Já perceberam que a língua oficial de qualquer civilização alienígena é sempre o inglês? E que, em toda catástrofe ou invasão extraterrestre, Nova York é sempre o alvo principal da tragédia? E não se sabe o porquê, mas todos os animais possuem alguma espécie de sexto sentido, percebem o perigo, mesmo que improvável, e de algum jeito, avisam o seu dono. 

Casas mal-assombradas nunca estão trancadas, e a porta sempre se fecha sozinha, atrás do curioso que acabou de transpassá-la. E quando alguém decide dançar na rua, qualquer um que passe ao lado sempre conhece todos os passos da dança (o filme 500 dias of Summer brinca com este famoso clichê, com direito a passarinho azul” e tudo).



Presidente americano (texano) imbecil? Jamais. Nunca veremos um Bush retratado no “cinema clichê”. Um presidente americano é sempre um super-herói e imortal, pronto para defender seus cidadãos com a força dos próprios punhos, se assim for necessário. 

Cenários apocalípticos (no filme “2012”, nem o nosso Cristo Redentor escapou da destruição em massa) em que o herói sempre escapa, e sempre por um triz, de ser engolido ou soterrado (aliás, James Bond, o agente 007, é hors-concours” nessa arte). E claro, não pode faltar a bandeirinha americana, sempre tremulando em algum canto do cenário. E por aí vai... clichês e mais clichês. 

Mas os clichês podem ser muito divertidos quando, de forma proposital, são usados sarcasticamente em filmes de humor. O programa humorístico SNL é especializado em satirizar acontecimentos históricos, artistas, políticos e todas as formas de artes em geral, aí incluindo, claro, também o cinema, como por exemplo, a paródia que mistura o Terminator com a história de Cristo.



Até os cartazes dos filmes são um eterno “lugar-comum” – nos filmes de comédias românticas vemos os casais de costas um para o outro, sempre sorrindo, com “aquele olhar 43” (em “Uma linda mulher”, “Como perder um homem em 10 dias”, “O amor custa caro”).

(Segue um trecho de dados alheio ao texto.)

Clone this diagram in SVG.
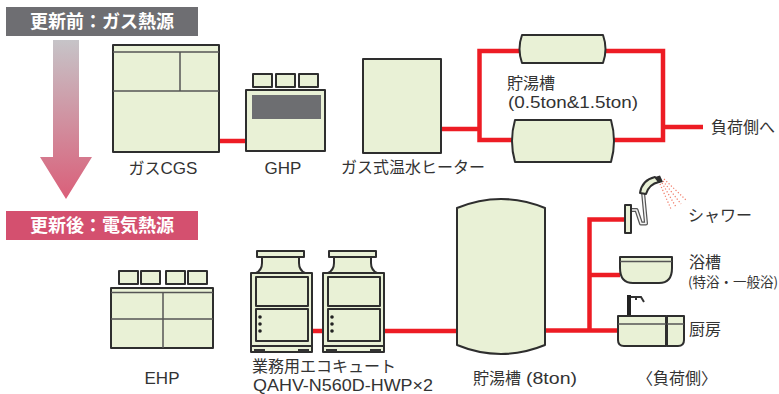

O ator comediante Will Ferrell, antiga cria do SNL, sempre é visto em seus filmes parodiando os eternos clichês do cinema americano, chamando a atenção para eles e, em geral, ridicularizando-os. Na comédia Os outros caras (“The other guys”), o diretor brinca com esse clichê e cria um cartaz animado, satirizando a clássica apresentação do policial “fodão”, com Will Ferrell e Mark Walhlberg num divertido cartaz promocional do filme.


Também o ator Leslie Nielsen (morto em 2010) nos divertia com os seus clichês escandalosamente explícitos. No filme “Apertem o cinto, o piloto sumiu” (Airplane!), o ator faz uma divertida paródia de um batido clichê que aparece sempre em situações de pânico, quando alguém perde o controle e surta, e tem que ser contido por outro personagem. E em Todo mundo em pânico (Scary Movie) ele é um presidente pateta (aí sim, retrata-se um Bush da vida real).



Da próxima vez que for assistir a um desses filmes tipicamente comerciais, “enlatados bem ao estilo blockbuster”, lembre-se dos clichês – procurar por eles (a lista é enorme, citei só alguns) já virou mania entre fissurados em cinema, e realmente é uma diversão à parte, principalmente quando usados propositadamente e sarcasticamente. Divirta-se. É um verdadeiro “onde está Wally?” cinematográfico (ou, em inglês, “Where’s Waldo?”).